V_noise = √(4kTRΔf) (Johnson-Nyquist noise — k = Boltzmann constant, T = temperature in K, R = resistance, Δf = bandwidth)
Brownian motion, named after botanist Robert Brown who observed it in 1827, is the random thermal agitation of particles. In acoustics and audio engineering, it establishes absolute physical limits on measurement sensitivity. Every resistor, every capacitor, and every microphone diaphragm exhibits thermal noise generated by Brownian motion of its constituent molecules.
For microphone diaphragms, Brownian motion creates random pressure fluctuations that the microphone converts into electrical noise. This self-noise is proportional to the square root of temperature and inversely related to diaphragm area — larger diaphragms collect more coherent signal while the noise remains random, improving the signal-to-noise ratio. A typical measurement microphone achieves a noise floor around 15-25 dBA, still well above the theoretical thermal limit but impressive given practical engineering constraints.
In electronic circuits, Brownian motion manifests as Johnson-Nyquist noise (thermal noise). The voltage noise across a resistor is proportional to the square root of resistance, temperature, and bandwidth. This noise is white — equal power per unit bandwidth — and sets the fundamental limit for preamplifier design in measurement systems.

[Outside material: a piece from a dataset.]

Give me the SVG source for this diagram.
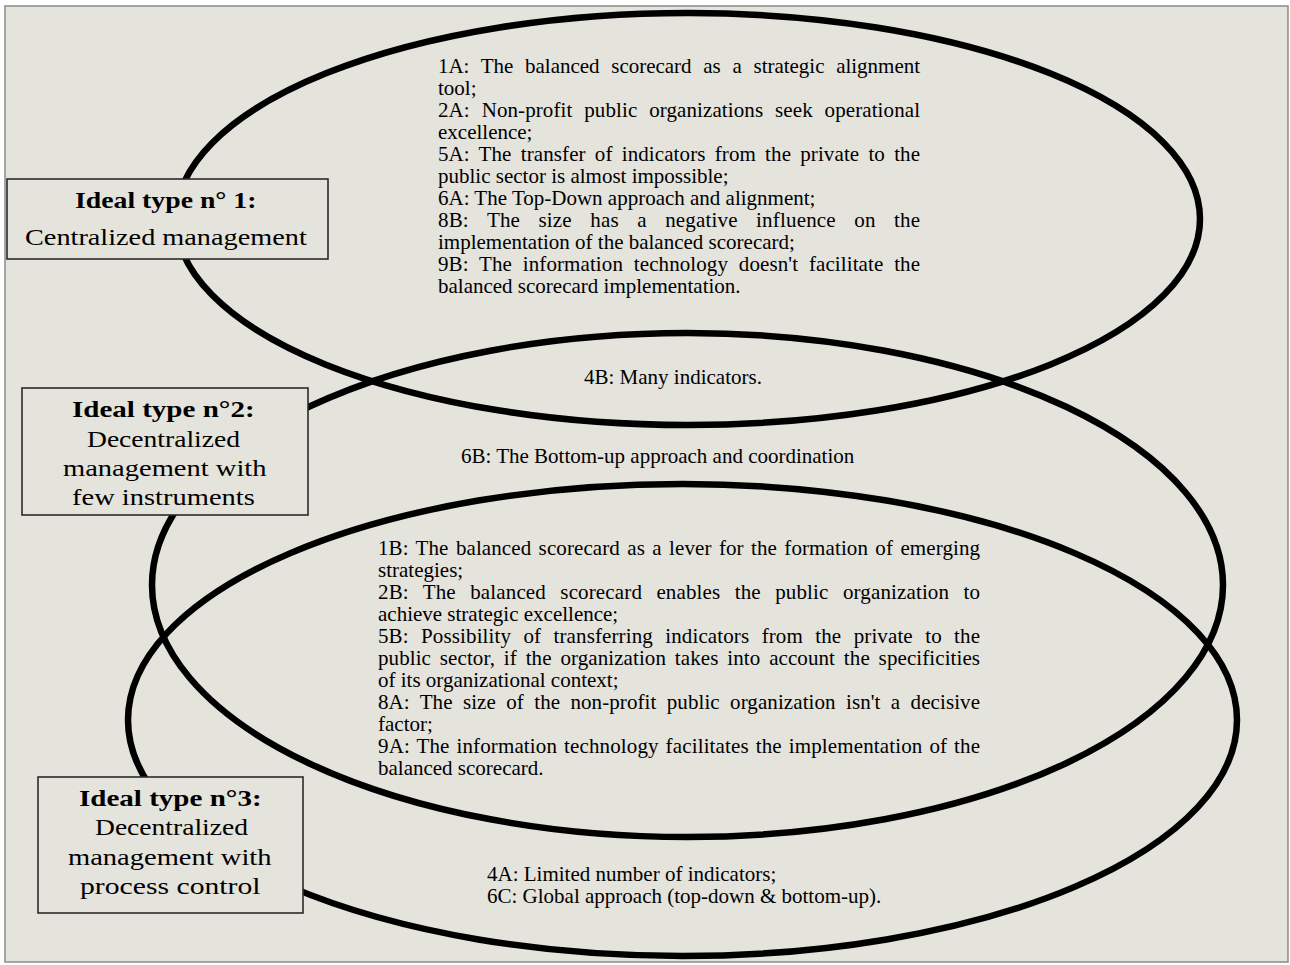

Understanding Brownian motion is essential for interpreting measurement noise floors. When the SPL meter shows a noise floor reading, that floor includes contributions from ambient acoustic noise, microphone self-noise (partly Brownian), and electronic noise in the signal chain. The problem detector's noise floor analyzer helps distinguish between environmental noise and system self-noise. For critical low-level measurements, knowing the thermal noise limit helps set realistic expectations for measurement accuracy.